Тут же довольно гогочет, умиляясь мерзостью своего тупого высерка, потомственный экс-деревенский дегенерат предыдущего выпуска, – папаша, такой же ибанько, только уже половозорелый, похужавший и возмудевший окончательно. Быдлан: Гы-гы-гы! Быдлёныш: Уиии! Уиии!
Какая, ..., "культурная столица", это теперь какой-то всероссийский калоприёмник-коллектор. Как началось тут у нас всё с кунсткамеры, так к ней же и пришли.

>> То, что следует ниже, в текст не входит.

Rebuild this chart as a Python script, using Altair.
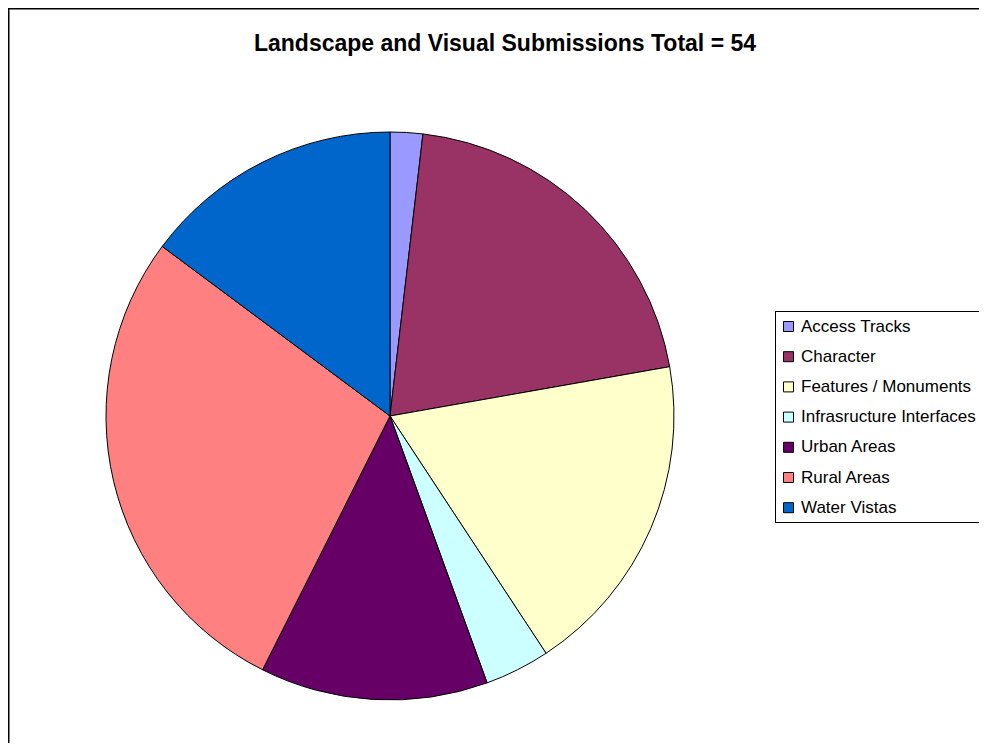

Однажды в общаге подрались два аспиранта. Подчеркиваю – аспиранты. Не первокурсники, не пятикурсники, а именно аспиранты, без пяти минут кандидаты наук, "ученые мужи", тксзть. Причин ссоры не знаю, но известно, что один из них другому накостылял. А потерпевший - не смирился. И решил отомстить. Действовал он хладнокровно и решительно. Пошёл на кухню и поставил там на плиту громадную сковородку. Терпеливо дождался, пока она раскалится докрасна. После чего пошёл к обидчику и со всей дури врезал ему этой раскаленной сковородкой по голове. Того госпитализировали...
Зашёл я сейчас в киоск за телефонную связь заплатить. А там – ууу..., – одни дорогие гости. За прилавком – две гостьи из одних мест, в очереди – в основном, из других, но, в общем, все примерно одинаково дорогие, и все – гости. У нас вообще такой аномально гостеприимный район, что дорогих гостей уже намного больше, чем куда как менее дорогих хозяев.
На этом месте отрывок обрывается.